Within the MitoMine™heteromorphic language suite, Carmot-E endomorphic programs are invoked through the <@1:5> meta-symbol. Other than the grammar productions themselves, these <@1:5> meta-symbols form the bulk of any MitoMine™ script. Carmot-E is Mitopia’s preferred endomorphic language for accessing data held according to the system ontology within the collection abstraction. In the case of MitoMine™, the designated node in the collection to be read/written is set by a preceding call to the <@1:4> plugin which creates a new record of a specified type into which data extracted from the source text can be written or referenced from. Completion of the designated node is indicated in the MitoMine™ script by a <@1:3> meta-symbol. The Carmot-E language and run-time environment is fully described in the post entitled “Dropping the other Shoe”. Carmot-E is the endomorphic language for many Mitopia@ heteromorphic suites, not just MitoMine™.

Carmot-E allows the <@1:5:$registerName> form to allow the string content of the specified register to be macro expanded in order to obtain the actual Carmot-E program statements to be executed. This capability essentially allows self modifying code, that is code that can construct in a register a program to be executed, and then do so. This is a very powerful technique and can solve a number of complex problems in script writing. Self modification is generally frowned upon as a programming technique, but in the context of a heteromorphic language it can be a perfectly valid and effective strategy. The macro expansion behavior occurs only if a <@1:5> meta symbol contains nothing but a valid register name (including ‘$’) within it as in <@1:5:$aa> or <@1:5:$>. If the register specified contains a string value then that string value is taken to be the meta-symbol ‘hint’, that is the Carmot-E program to execute. If the register specified does not contain a string, a syntax error will be reported. Examples of possible uses include loading nested MitoMine™ scripts from file and executing them, executing Carmot-E instructions in source text being mined, dynamically constructing and executing code, etc.

Mitopia’s ‘TypeMapping’ ontology mapping language BNF definition shown above (click to enlarge) is a simple illustration of the use of Carmot-E’s self-modifying register form to accomplish exotic effects. In this case you will note that virtually all the <@1:n:…> plugin operators (which ultimately invoke Carmot-E) contain simply ‘$‘ as the plugin hint, in other words, execute whatever instructions you just encountered in the source file. If you look at the ‘=V=‘ and ‘=R=‘ forms you will see the <@1:5:$> is preceded by a <15:MitoMine plugin 5> token which we can see from the corresponding .LXS lexical specification will recognize any standard MitoMine™ plugin of the form <@1:5:any Carmot-E program>. So this means that the <@1:5:$> plugin will take a Carmot-E program from the source file (which specified the necessary ontology mapping instructions) and execute it but in this case it enforces the additional behavior that all Carmot-E operations/assignments appearing on the left side of an assignment operate according to the new ontology definition and on the data being created by the mapping, while all Carmot-E operations appearing to the right of an assignment operate according to the old ontology definition and on the data held in that old ontology that is to be auto-converted.
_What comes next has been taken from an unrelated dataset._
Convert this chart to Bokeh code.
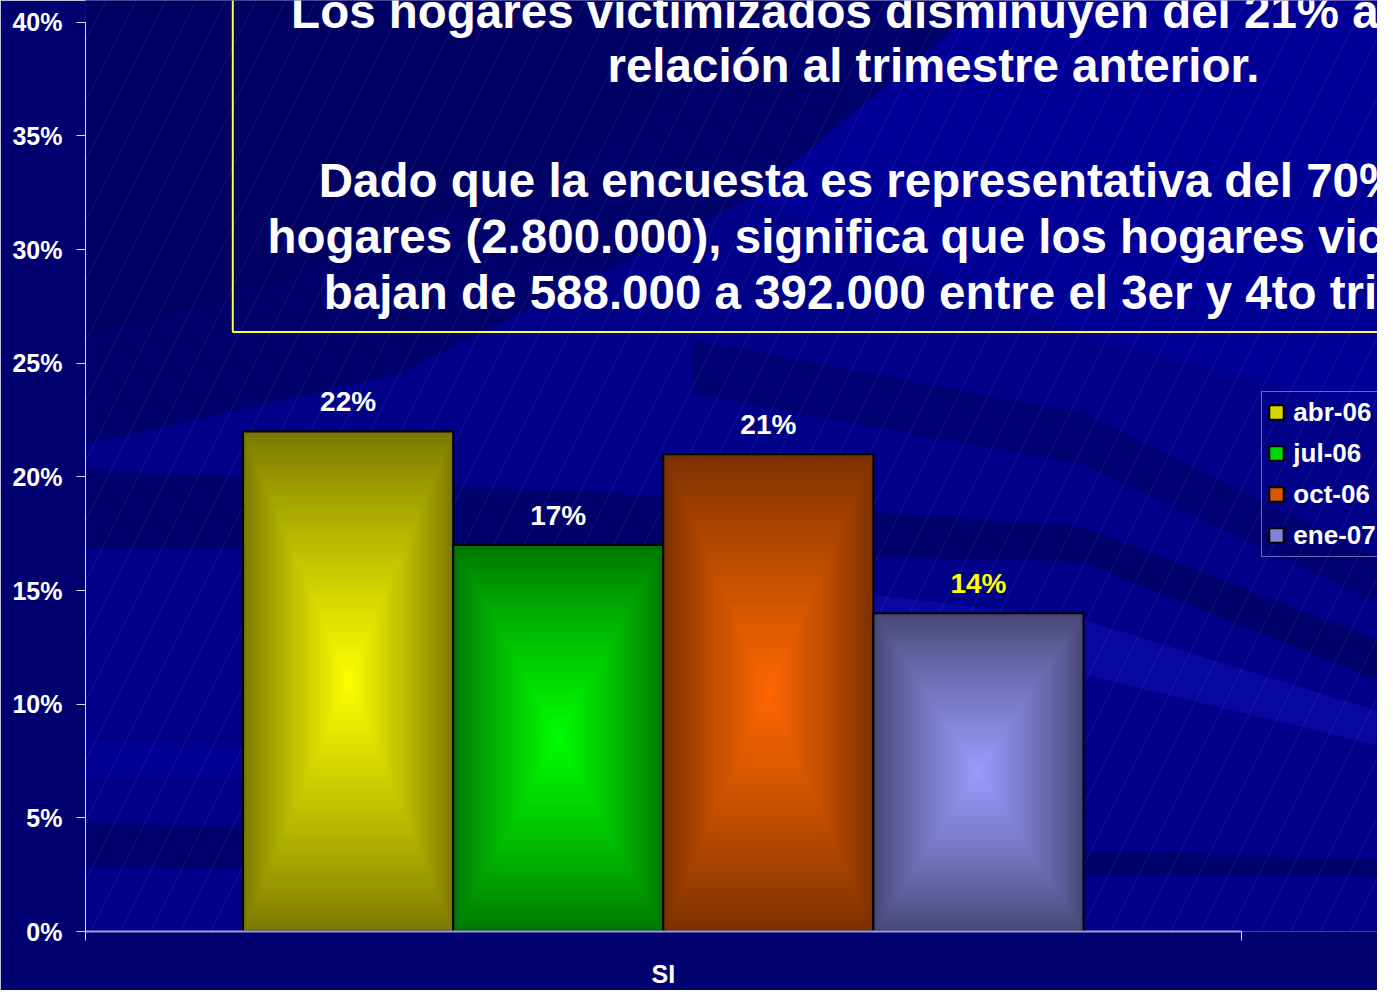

This language thus uses the self modification trick to handle ontology mapping relatively simply.

Finally lets look at an example of a MitoMine™ script that directly uses self modification to accomplish useful behaviors quite simply.

The script snippet above (click to enlarge) is related to extracting a ‘Background Check’ report on an individual. The script must deal with the problem where while processing a complex PDF report, it encounters referenced documents and news articles about the person concerned that are referenced by the report. The script needs to have those news articles persisted separately as if received from their original sources, and referenced by the report, rather than enclosed within it. To do this the script needs to load the referenced news report content from file (see $InputTextFile call in snipped above), wrap it as necessary, and then invoke the generic “NewsStory” script to process it (see the highlighted call to $MitoMine in the snippet above, which is mining the accumulated content of register $xx). The tricky part is that the script also wants the generic “NewsStory” script to do some extra housekeeping and create the ‘GroupRelation‘ between the persisted news story and the person concerned on it’s behalf. You can see that the script constructs the necessary Carmot-E statements to do this in the statement:

<@1:5:$yy = “<CodeInsert>\n_BEGIN_notes.relatedToGroup = \”” + $fn + ” – MediaReports;;GroupRelation;;source = ” + $SourceName() + “;;relationType = Referenced From;;regarding = [1[” + $fn + “;;Person]1]\””>

<@1:5:$yy = $yy + “\n_END_</CodeInsert>\n”>

The statements are wrapped within the <CodeInsert>…</CodeInsert> delimiters and prepended to the text to be parsed by the $MitoMine($xx,”NewsStory”) call. Now if we look at the “NewsStory” script, we see the following snippet (click to enlarge):

As you can see, the script (in BNF production insert_orNot) looks to see if there is a <CodeInsert>…</CodeInsert> block present in the document XML (which normally there isn’t), and if so, extracts it into register $cc, and executes it on the highlighted line. This has the effect of executing the MitoMine™ instructions built up by the invoking script, thereby creating the link between the mined news story and the person that is the subject of the background check. Self modifying code to the rescue once again.

There are many other examples of self modification dotted around the Mitopia® code base and as a technique, it is I believe an essential part of creating an adaptive data-driven environment. No doubt I will return to this subject in later posts.